WORK INSTRUCTIONS
How many lines in the listing below include the word "this"? Reply with the count alone.

RECORDS PROVIDED
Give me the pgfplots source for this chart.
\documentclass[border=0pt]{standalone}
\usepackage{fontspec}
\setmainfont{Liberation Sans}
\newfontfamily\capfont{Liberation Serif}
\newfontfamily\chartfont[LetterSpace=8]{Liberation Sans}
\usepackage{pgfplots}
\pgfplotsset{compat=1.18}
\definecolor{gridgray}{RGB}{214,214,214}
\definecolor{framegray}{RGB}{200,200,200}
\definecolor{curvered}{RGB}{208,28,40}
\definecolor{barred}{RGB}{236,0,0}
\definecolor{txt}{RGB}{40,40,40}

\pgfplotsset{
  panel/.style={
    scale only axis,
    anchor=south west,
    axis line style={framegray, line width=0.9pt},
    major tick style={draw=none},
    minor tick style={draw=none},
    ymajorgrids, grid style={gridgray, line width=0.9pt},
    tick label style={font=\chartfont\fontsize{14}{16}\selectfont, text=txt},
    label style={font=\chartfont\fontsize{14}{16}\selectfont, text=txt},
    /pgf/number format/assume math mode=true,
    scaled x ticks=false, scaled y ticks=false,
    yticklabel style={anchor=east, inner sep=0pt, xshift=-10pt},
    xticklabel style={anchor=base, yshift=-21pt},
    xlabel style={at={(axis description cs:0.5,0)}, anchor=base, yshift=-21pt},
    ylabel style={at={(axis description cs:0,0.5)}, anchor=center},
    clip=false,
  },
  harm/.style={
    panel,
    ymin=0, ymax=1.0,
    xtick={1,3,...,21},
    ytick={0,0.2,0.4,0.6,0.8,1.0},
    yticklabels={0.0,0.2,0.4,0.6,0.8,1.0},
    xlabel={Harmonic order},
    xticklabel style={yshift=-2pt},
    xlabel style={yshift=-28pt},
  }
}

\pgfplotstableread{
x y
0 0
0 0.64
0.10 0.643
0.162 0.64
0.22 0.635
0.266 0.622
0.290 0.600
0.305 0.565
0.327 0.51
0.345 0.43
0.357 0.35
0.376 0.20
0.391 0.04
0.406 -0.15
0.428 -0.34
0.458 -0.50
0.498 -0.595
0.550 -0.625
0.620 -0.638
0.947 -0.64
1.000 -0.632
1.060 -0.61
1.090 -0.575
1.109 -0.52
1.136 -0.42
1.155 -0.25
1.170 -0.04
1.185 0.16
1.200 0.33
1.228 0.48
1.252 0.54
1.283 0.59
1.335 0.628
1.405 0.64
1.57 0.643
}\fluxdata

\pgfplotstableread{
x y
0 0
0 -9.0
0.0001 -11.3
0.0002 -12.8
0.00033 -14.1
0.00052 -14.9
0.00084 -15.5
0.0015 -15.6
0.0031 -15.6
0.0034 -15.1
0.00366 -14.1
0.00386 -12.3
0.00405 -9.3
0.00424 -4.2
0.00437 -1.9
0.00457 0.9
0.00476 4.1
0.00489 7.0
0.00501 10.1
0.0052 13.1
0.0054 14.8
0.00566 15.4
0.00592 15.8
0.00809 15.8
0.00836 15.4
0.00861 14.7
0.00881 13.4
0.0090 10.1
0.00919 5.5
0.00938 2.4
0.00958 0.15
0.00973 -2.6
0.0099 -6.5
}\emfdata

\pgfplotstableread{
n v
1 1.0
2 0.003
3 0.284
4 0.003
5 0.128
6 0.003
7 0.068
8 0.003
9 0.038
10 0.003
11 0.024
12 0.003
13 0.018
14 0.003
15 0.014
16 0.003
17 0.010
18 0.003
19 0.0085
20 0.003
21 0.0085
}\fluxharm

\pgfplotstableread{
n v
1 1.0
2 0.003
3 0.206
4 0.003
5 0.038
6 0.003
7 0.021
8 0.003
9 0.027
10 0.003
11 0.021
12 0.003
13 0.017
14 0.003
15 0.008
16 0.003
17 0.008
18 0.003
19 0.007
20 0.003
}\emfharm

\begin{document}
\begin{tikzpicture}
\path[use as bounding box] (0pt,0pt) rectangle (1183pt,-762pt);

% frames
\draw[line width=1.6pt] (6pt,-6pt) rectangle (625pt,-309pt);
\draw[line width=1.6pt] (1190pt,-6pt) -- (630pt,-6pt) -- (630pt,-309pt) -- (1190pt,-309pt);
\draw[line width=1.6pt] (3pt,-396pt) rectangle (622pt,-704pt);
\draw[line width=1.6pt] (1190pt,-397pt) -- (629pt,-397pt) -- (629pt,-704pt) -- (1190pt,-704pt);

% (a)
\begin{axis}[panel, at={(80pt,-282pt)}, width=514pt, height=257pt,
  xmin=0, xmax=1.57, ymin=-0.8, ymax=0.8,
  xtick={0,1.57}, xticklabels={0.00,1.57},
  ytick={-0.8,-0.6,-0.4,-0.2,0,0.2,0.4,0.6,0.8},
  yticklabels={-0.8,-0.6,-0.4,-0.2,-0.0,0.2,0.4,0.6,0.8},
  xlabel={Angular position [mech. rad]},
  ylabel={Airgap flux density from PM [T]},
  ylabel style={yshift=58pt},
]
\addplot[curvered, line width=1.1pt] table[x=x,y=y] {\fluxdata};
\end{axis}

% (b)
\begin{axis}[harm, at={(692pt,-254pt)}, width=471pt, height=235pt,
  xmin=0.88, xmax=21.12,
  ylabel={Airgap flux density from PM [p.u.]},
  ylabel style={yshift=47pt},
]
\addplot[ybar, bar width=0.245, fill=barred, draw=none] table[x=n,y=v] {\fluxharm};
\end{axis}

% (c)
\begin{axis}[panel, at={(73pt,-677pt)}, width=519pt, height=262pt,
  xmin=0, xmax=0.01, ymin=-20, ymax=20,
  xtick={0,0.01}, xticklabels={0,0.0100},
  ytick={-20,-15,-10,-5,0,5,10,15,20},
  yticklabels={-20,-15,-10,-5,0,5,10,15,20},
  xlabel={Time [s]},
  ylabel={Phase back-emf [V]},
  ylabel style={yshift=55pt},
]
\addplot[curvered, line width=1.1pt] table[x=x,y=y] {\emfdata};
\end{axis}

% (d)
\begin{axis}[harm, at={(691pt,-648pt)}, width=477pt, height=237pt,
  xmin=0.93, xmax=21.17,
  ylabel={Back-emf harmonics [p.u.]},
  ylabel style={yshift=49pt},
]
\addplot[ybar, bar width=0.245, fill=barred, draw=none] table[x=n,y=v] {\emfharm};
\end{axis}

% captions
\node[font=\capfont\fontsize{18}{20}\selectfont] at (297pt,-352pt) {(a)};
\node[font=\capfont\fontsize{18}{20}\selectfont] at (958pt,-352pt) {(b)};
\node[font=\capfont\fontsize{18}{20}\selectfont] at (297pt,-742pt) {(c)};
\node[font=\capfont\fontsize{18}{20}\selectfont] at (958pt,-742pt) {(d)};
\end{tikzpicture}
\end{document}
* * *
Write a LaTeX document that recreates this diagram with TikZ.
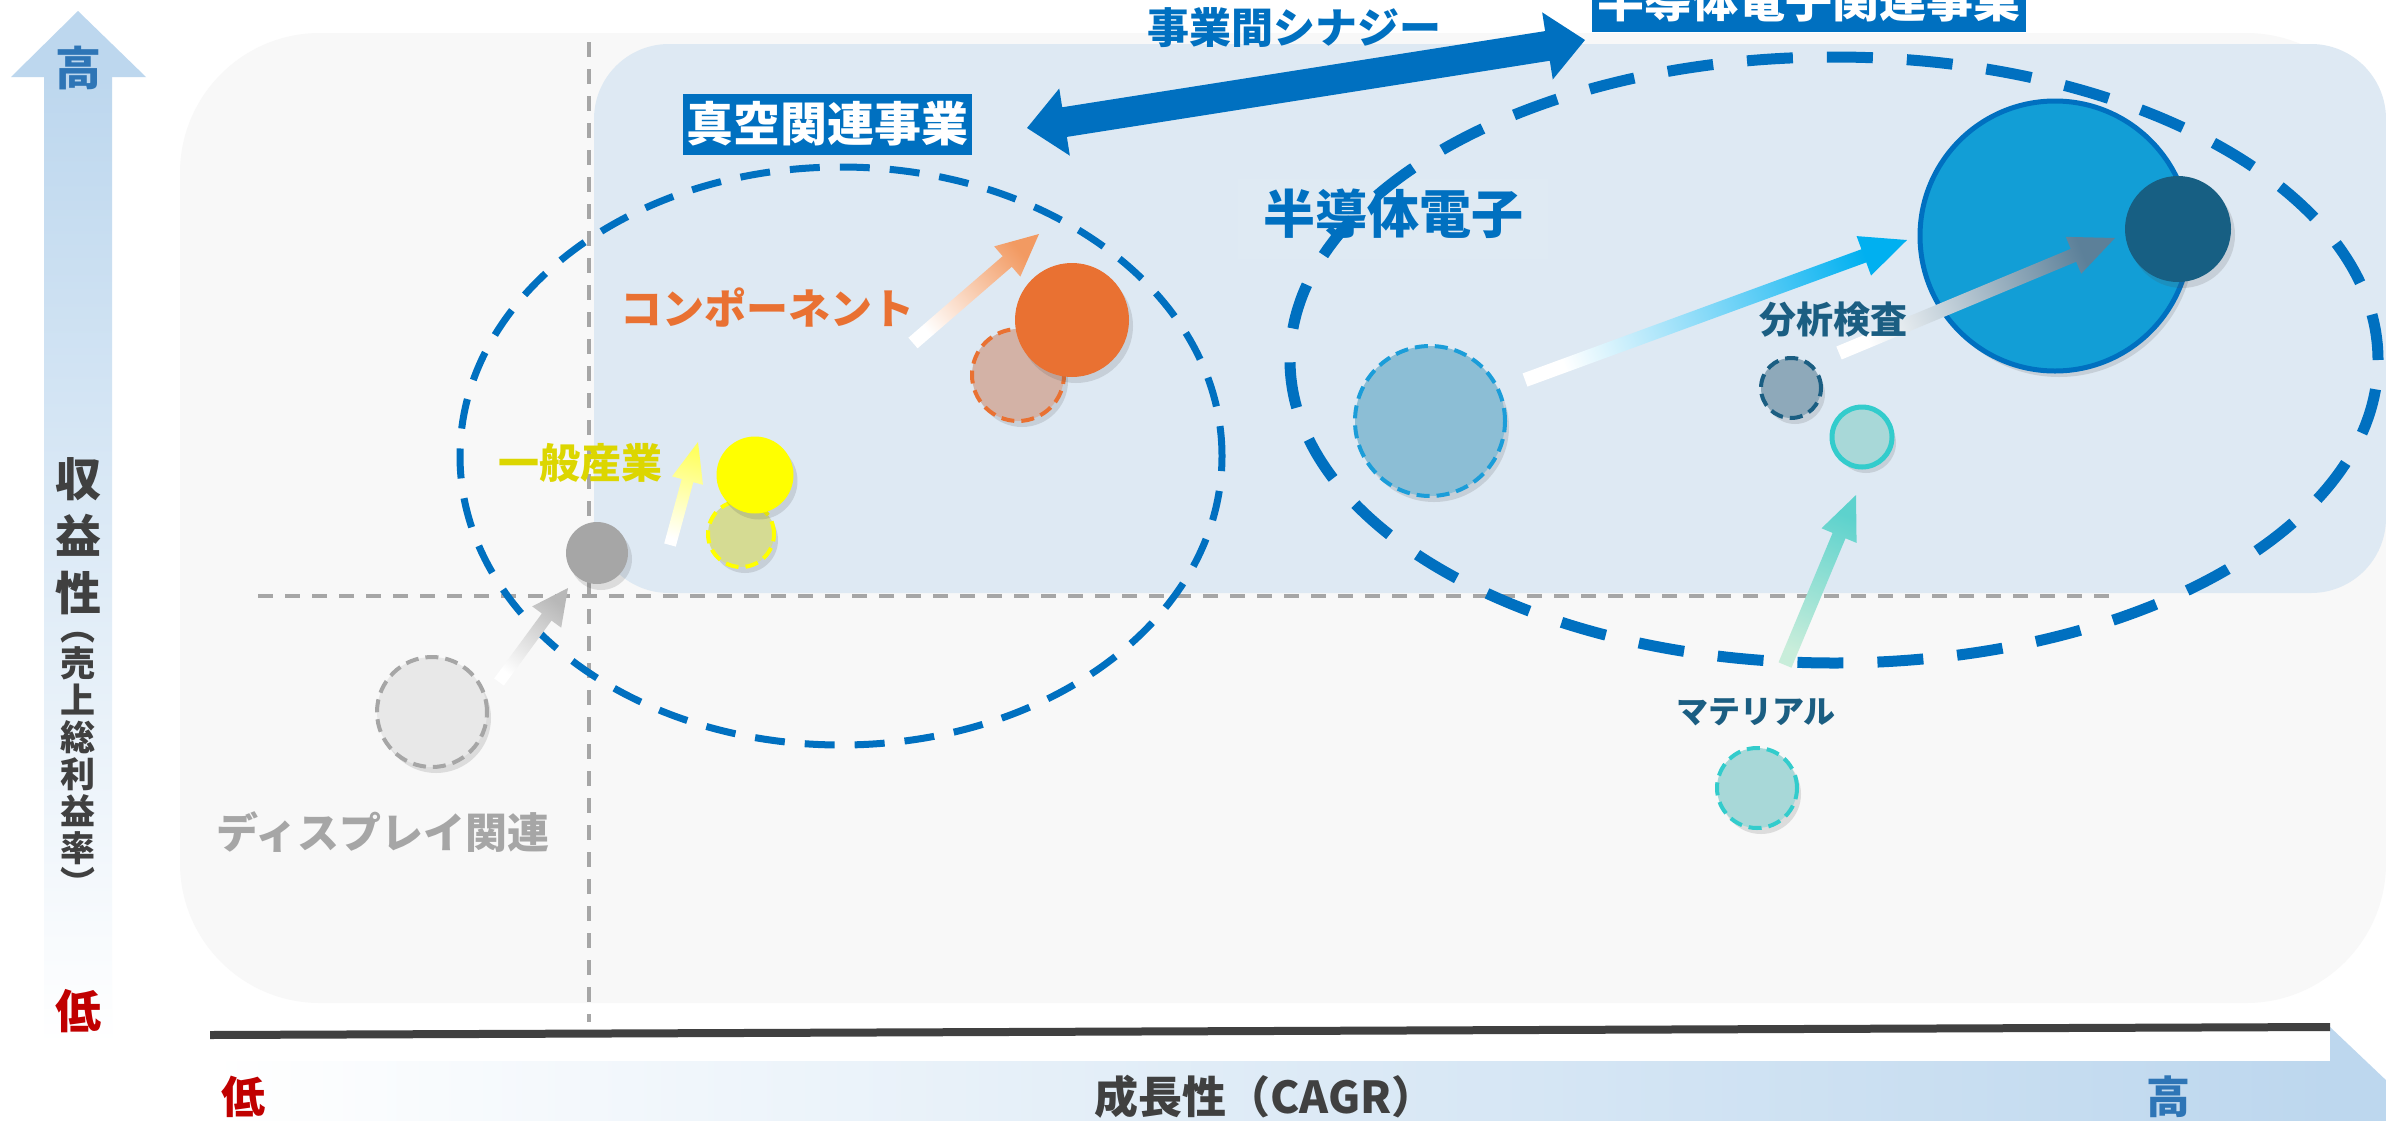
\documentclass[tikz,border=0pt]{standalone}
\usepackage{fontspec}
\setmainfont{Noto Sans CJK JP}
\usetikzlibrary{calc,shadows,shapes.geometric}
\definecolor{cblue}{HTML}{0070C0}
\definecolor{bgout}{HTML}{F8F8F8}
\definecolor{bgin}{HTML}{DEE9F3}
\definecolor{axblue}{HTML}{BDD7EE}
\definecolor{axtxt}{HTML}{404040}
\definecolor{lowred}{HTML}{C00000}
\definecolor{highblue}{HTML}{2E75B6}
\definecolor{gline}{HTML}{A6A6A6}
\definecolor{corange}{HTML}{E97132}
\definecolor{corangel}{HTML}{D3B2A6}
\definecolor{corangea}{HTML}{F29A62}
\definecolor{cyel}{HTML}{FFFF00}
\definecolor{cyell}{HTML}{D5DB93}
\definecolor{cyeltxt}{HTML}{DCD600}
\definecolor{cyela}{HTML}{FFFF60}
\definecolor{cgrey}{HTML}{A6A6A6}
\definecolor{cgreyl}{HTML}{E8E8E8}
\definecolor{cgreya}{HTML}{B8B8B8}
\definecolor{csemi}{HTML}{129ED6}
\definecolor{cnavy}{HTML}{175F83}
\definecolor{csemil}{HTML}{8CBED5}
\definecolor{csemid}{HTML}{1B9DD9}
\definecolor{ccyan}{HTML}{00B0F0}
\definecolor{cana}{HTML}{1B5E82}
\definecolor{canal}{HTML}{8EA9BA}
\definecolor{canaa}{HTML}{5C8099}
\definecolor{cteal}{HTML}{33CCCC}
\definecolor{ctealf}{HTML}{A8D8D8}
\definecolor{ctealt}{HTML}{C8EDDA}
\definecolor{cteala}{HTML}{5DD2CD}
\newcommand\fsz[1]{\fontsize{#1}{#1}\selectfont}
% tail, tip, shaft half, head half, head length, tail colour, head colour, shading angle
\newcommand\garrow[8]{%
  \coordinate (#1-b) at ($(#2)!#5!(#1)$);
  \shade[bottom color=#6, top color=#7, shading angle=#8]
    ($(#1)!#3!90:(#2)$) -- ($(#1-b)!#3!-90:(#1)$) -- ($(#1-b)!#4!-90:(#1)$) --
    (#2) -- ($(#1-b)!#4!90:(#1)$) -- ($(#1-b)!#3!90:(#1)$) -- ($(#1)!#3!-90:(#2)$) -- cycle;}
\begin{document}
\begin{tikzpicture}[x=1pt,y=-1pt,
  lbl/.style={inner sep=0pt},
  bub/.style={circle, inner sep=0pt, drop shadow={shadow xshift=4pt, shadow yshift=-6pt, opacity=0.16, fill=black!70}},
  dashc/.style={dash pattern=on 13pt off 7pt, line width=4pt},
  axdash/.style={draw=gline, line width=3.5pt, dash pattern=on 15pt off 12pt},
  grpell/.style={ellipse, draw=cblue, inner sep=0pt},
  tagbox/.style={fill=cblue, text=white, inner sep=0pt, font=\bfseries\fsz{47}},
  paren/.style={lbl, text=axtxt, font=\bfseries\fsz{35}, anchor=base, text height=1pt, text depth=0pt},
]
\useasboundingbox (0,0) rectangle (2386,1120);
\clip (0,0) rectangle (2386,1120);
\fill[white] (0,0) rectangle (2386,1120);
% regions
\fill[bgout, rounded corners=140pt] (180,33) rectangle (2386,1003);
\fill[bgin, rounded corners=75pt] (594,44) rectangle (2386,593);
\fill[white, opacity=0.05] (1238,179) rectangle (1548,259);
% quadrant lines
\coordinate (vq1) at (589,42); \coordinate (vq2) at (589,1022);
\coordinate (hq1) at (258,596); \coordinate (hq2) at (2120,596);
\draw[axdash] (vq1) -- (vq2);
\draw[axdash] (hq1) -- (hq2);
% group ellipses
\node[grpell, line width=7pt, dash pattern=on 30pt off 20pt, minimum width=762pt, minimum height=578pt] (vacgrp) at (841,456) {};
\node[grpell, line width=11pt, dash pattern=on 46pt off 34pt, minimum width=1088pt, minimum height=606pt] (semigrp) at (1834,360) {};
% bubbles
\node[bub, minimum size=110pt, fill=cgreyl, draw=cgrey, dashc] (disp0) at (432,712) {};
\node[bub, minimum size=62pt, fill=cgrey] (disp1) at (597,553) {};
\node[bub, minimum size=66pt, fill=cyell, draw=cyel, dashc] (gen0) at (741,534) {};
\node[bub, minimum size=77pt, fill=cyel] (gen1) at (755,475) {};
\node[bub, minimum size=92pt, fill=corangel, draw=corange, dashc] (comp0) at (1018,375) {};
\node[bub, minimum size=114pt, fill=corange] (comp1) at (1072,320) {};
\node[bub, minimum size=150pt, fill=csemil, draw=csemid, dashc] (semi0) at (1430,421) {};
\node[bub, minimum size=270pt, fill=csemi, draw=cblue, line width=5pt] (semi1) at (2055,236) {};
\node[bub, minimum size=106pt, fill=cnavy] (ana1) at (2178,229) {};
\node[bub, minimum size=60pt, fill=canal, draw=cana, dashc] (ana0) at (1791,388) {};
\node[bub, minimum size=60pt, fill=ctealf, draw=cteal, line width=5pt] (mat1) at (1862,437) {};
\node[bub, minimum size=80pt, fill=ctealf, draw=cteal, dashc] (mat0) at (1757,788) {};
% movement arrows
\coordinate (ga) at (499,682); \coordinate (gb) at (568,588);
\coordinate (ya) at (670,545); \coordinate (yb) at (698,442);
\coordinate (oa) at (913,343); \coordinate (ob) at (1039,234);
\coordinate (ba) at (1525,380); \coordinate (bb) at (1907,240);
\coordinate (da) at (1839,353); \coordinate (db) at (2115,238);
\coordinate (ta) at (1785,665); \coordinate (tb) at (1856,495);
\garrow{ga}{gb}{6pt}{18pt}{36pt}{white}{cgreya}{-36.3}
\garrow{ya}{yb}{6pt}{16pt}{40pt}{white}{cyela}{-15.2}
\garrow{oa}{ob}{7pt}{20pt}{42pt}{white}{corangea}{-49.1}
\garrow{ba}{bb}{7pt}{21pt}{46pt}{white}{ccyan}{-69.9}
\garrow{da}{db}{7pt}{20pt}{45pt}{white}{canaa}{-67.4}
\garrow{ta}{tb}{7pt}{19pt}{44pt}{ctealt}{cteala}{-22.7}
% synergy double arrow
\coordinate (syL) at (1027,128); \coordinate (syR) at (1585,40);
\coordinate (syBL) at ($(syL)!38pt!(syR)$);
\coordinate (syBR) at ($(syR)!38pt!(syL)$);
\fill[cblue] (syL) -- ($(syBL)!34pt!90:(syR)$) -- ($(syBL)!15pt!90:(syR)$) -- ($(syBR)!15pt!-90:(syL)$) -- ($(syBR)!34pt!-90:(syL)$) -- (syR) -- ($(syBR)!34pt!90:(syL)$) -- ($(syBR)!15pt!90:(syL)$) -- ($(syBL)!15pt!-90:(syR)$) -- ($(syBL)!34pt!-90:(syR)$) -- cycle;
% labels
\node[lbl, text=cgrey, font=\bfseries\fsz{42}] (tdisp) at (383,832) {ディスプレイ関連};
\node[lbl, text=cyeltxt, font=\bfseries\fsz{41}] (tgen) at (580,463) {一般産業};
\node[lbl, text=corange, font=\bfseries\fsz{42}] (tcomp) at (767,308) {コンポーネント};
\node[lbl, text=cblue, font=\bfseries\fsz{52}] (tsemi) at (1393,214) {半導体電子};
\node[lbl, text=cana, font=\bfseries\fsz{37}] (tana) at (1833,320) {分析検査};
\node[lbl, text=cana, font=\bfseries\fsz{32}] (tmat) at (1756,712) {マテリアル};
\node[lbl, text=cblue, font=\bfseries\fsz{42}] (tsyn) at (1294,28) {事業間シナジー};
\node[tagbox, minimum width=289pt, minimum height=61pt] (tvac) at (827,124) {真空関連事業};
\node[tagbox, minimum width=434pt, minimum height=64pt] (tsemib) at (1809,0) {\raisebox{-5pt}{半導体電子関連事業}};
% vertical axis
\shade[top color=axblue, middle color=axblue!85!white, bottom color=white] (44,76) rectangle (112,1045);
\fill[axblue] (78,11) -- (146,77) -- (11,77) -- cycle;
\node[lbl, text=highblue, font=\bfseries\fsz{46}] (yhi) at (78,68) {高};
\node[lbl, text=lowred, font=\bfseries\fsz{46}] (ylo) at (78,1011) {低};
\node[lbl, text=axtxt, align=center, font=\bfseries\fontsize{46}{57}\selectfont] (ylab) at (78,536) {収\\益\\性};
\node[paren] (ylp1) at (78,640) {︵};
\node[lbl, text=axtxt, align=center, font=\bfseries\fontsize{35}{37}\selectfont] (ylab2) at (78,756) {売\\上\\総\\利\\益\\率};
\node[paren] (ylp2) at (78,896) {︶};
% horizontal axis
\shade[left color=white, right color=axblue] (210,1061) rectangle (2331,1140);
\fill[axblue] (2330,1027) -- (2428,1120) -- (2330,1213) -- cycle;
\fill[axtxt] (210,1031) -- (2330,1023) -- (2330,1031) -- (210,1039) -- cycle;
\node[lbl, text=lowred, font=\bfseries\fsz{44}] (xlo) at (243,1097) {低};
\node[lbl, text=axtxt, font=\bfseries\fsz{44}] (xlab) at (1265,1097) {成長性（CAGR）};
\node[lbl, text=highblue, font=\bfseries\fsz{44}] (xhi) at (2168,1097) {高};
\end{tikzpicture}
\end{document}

OUTPUT OF THE TASK
2